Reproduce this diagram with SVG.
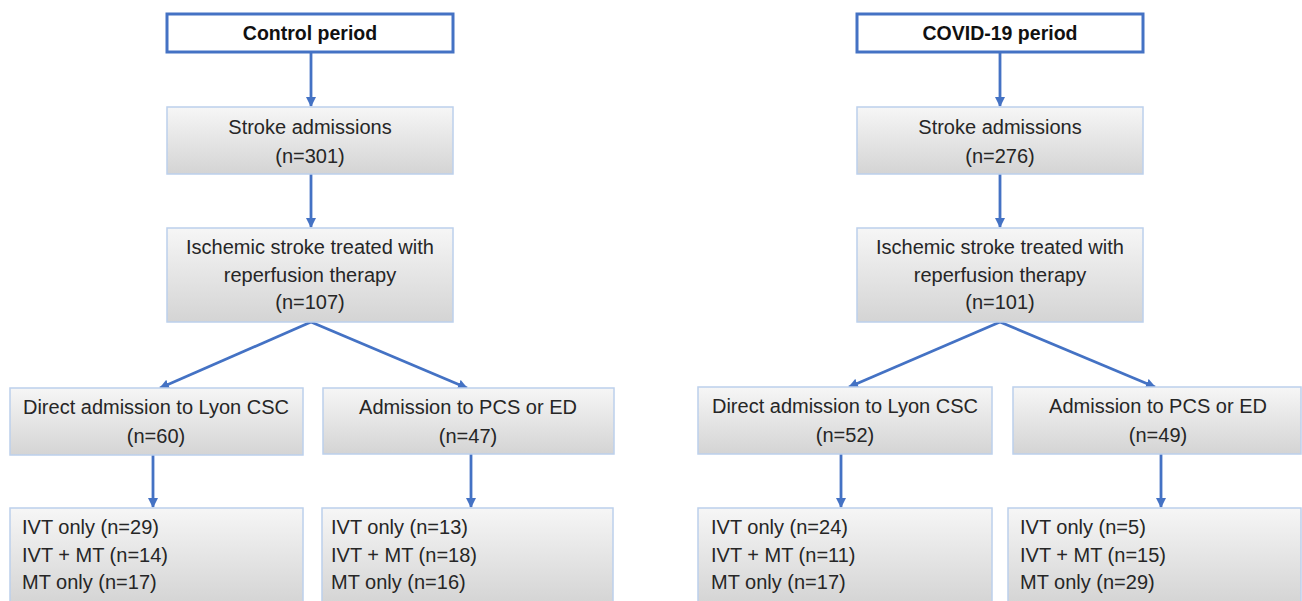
<svg xmlns="http://www.w3.org/2000/svg" width="1302" height="601" viewBox="0 0 1302 601">
<defs>
<linearGradient id="g" x1="0" y1="0" x2="0" y2="1">
<stop offset="0" stop-color="#f6f6f6"/>
<stop offset="1" stop-color="#d4d4d4"/>
</linearGradient>
<marker id="ah" markerWidth="10" markerHeight="10" refX="9" refY="5" orient="auto" markerUnits="userSpaceOnUse">
<path d="M0,0 L10,5 L0,10 Z" fill="#4472c4"/>
</marker>
<style>
.hdr{fill:#ffffff;stroke:#4472c4;stroke-width:3}
.box{fill:url(#g);stroke:#bcd0ec;stroke-width:1.5}
.t{font-family:"Liberation Sans",Arial,sans-serif;font-size:20px;fill:#262626}
.c{text-anchor:middle}
.b{font-weight:bold;font-size:19.5px;fill:#111}
.cn{stroke:#4472c4;stroke-width:2.8;fill:none;marker-end:url(#ah)}
</style>
</defs>
<rect width="1302" height="601" fill="#ffffff"/>

<g id="connectors">
<line class="cn" x1="311" y1="52" x2="311" y2="106"/>
<line class="cn" x1="311" y1="174" x2="311" y2="227"/>
<line class="cn" x1="311" y1="322" x2="160" y2="388"/>
<line class="cn" x1="311" y1="322" x2="467" y2="388"/>
<line class="cn" x1="153" y1="455" x2="153" y2="507"/>
<line class="cn" x1="471" y1="454" x2="471" y2="507"/>
<line class="cn" x1="1000" y1="52" x2="1000" y2="106"/>
<line class="cn" x1="1000" y1="174" x2="1000" y2="227"/>
<line class="cn" x1="1000" y1="322" x2="849" y2="387"/>
<line class="cn" x1="1000" y1="322" x2="1155" y2="387"/>
<line class="cn" x1="841" y1="454" x2="841" y2="507"/>
<line class="cn" x1="1161" y1="454" x2="1161" y2="507"/>
</g>

<g id="control-period">
<rect class="hdr" x="167" y="14" width="286" height="38"/>
<text class="t c b" x="310" y="40">Control period</text>
</g>
<g id="control-stroke">
<rect class="box" x="167" y="107" width="286" height="67"/>
<text class="t c" x="310" y="134">Stroke admissions</text>
<text class="t c" x="310" y="163">(n=301)</text>
</g>
<g id="control-ischemic">
<rect class="box" x="167" y="228" width="286" height="94"/>
<text class="t c" x="310" y="254">Ischemic stroke treated with</text>
<text class="t c" x="310" y="282">reperfusion therapy</text>
<text class="t c" x="310" y="309">(n=107)</text>
</g>
<g id="control-direct">
<rect class="box" x="10" y="388" width="293" height="67"/>
<text class="t c" x="156" y="414">Direct admission to Lyon CSC</text>
<text class="t c" x="156" y="443">(n=60)</text>
</g>
<g id="control-pcs">
<rect class="box" x="323" y="388" width="291" height="66"/>
<text class="t c" x="468" y="414">Admission to PCS or ED</text>
<text class="t c" x="468" y="443">(n=47)</text>
</g>
<g id="control-direct-tx">
<rect class="box" x="10" y="508" width="293" height="96"/>
<text class="t" x="22" y="534">IVT only (n=29)</text>
<text class="t" x="22" y="562">IVT + MT (n=14)</text>
<text class="t" x="22" y="589">MT only (n=17)</text>
</g>
<g id="control-pcs-tx">
<rect class="box" x="322" y="508" width="291" height="96"/>
<text class="t" x="331" y="534">IVT only (n=13)</text>
<text class="t" x="331" y="562">IVT + MT (n=18)</text>
<text class="t" x="331" y="589">MT only (n=16)</text>
</g>

<g id="covid-period">
<rect class="hdr" x="857" y="14" width="286" height="38"/>
<text class="t c b" x="1000" y="40">COVID-19 period</text>
</g>
<g id="covid-stroke">
<rect class="box" x="857" y="107" width="286" height="67"/>
<text class="t c" x="1000" y="134">Stroke admissions</text>
<text class="t c" x="1000" y="163">(n=276)</text>
</g>
<g id="covid-ischemic">
<rect class="box" x="857" y="228" width="286" height="94"/>
<text class="t c" x="1000" y="254">Ischemic stroke treated with</text>
<text class="t c" x="1000" y="282">reperfusion therapy</text>
<text class="t c" x="1000" y="309">(n=101)</text>
</g>
<g id="covid-direct">
<rect class="box" x="698" y="387" width="294" height="67"/>
<text class="t c" x="845" y="413">Direct admission to Lyon CSC</text>
<text class="t c" x="845" y="442">(n=52)</text>
</g>
<g id="covid-pcs">
<rect class="box" x="1013" y="387" width="288" height="67"/>
<text class="t c" x="1158" y="413">Admission to PCS or ED</text>
<text class="t c" x="1158" y="442">(n=49)</text>
</g>
<g id="covid-direct-tx">
<rect class="box" x="698" y="508" width="294" height="96"/>
<text class="t" x="711" y="534">IVT only (n=24)</text>
<text class="t" x="711" y="562">IVT + MT (n=11)</text>
<text class="t" x="711" y="589">MT only (n=17)</text>
</g>
<g id="covid-pcs-tx">
<rect class="box" x="1008" y="508" width="293" height="96"/>
<text class="t" x="1020" y="534">IVT only (n=5)</text>
<text class="t" x="1020" y="562">IVT + MT (n=15)</text>
<text class="t" x="1020" y="589">MT only (n=29)</text>
</g>
</svg>
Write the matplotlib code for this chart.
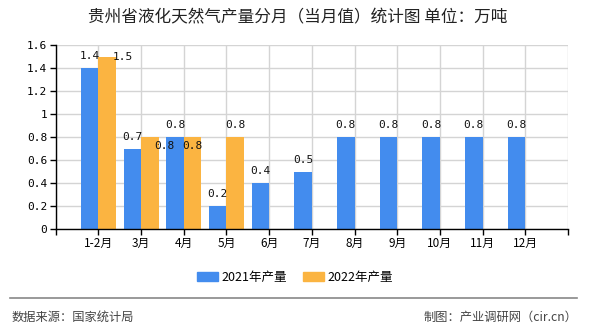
import matplotlib.pyplot as plt
import numpy as np
from matplotlib.patches import Patch

plt.rcParams['font.family'] = ['Noto Sans CJK SC', 'DejaVu Sans']

months = ['1-2月', '3月', '4月', '5月', '6月', '7月', '8月', '9月', '10月', '11月', '12月']
y2021 = [1.4, 0.7, 0.8, 0.2, 0.4, 0.5, 0.8, 0.8, 0.8, 0.8, 0.8]
y2022 = [1.5, 0.8, 0.8, 0.8, None, None, None, None, None, None, None]

# label offsets in pixels (dx, dy from bar top), mimic the overlapping layout of the original
off2021 = [(0, 12)] * 11
off2022 = [(16, 0), (15, -9), (0, -9), (0, 12)]

blue = '#438cee'
orange = '#fbb441'

fig = plt.figure(figsize=(5.9, 3.3), dpi=100)
ax = fig.add_axes([55.7 / 590, 1 - 229 / 330, (568 - 55.7) / 590, (229 - 45.2) / 330])

x = np.arange(len(months))
w = 0.41
ax.bar(x - w / 2, y2021, w, color=blue, zorder=2)
x22 = [i for i, v in enumerate(y2022) if v is not None]
v22 = [y2022[i] for i in x22]
ax.bar(np.array(x22) + w / 2, v22, w, color=orange, zorder=2)

px = 0.72  # pixels -> points
lbl = dict(ha='center', va='center', fontsize=8, family='DejaVu Sans Mono',
           textcoords='offset points', zorder=4, color='#111111')
for i, v in enumerate(y2021):
    dx, dy = off2021[i]
    ax.annotate(f'{v:g}', (i - w / 2, v), xytext=(dx * px, dy * px), **lbl)
for i, v in zip(x22, v22):
    dx, dy = off2022[i]
    ax.annotate(f'{v:g}', (i + w / 2, v), xytext=(dx * px, dy * px), **lbl)

ax.set_xlim(-1, 11)
ax.set_ylim(0, 1.6)
ax.set_xticks(np.arange(-1, 12))
ax.set_xticklabels([''] + months + [''], fontsize=8.5)
ax.set_yticks(np.arange(0, 1.61, 0.2))
ax.set_yticklabels(['0', '0.2', '0.4', '0.6', '0.8', '1', '1.2', '1.4', '1.6'],
                   fontsize=8, family='DejaVu Sans Mono')
ax.grid(True, color='#d4d4d4', linewidth=1, zorder=0)
ax.set_axisbelow(True)
for s in ['top', 'right']:
    ax.spines[s].set_visible(False)
for s in ['left', 'bottom']:
    ax.spines[s].set_color('#000000')
    ax.spines[s].set_linewidth(1)
ax.tick_params(length=4, width=1, pad=2, colors='#000000')

fig.text(298 / 590, 1 - 18 / 330, '贵州省液化天然气产量分月（当月值）统计图 单位：万吨',
         ha='center', va='center', fontsize=12, color='#222222')

handles = [Patch(color=blue, label='2021年产量'), Patch(color=orange, label='2022年产量')]
fig.legend(handles=handles, loc='center', bbox_to_anchor=(295 / 590, 1 - 277 / 330), ncol=2,
           frameon=False, fontsize=9, handlelength=1.7, handleheight=0.7,
           handletextpad=0.25, columnspacing=1.3)

fig.add_artist(plt.Line2D([10 / 590, 577 / 590], [1 - 298 / 330] * 2, color='#888888', linewidth=1.2))
fig.text(12 / 590, 1 - 317 / 330, '数据来源：国家统计局', ha='left', va='center', fontsize=8.8, color='#444444')
fig.text(577 / 590, 1 - 317 / 330, '制图：产业调研网（cir.cn）', ha='right', va='center', fontsize=8.8, color='#444444')

fig.savefig('out.png', dpi=100)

§

List all lines above in which the string "with" appears.

Answer in full -
Reproduce this diagram with SVG.
<text class="t c" x="310" y="254">Ischemic stroke treated with</text>
<text class="t c" x="1000" y="254">Ischemic stroke treated with</text>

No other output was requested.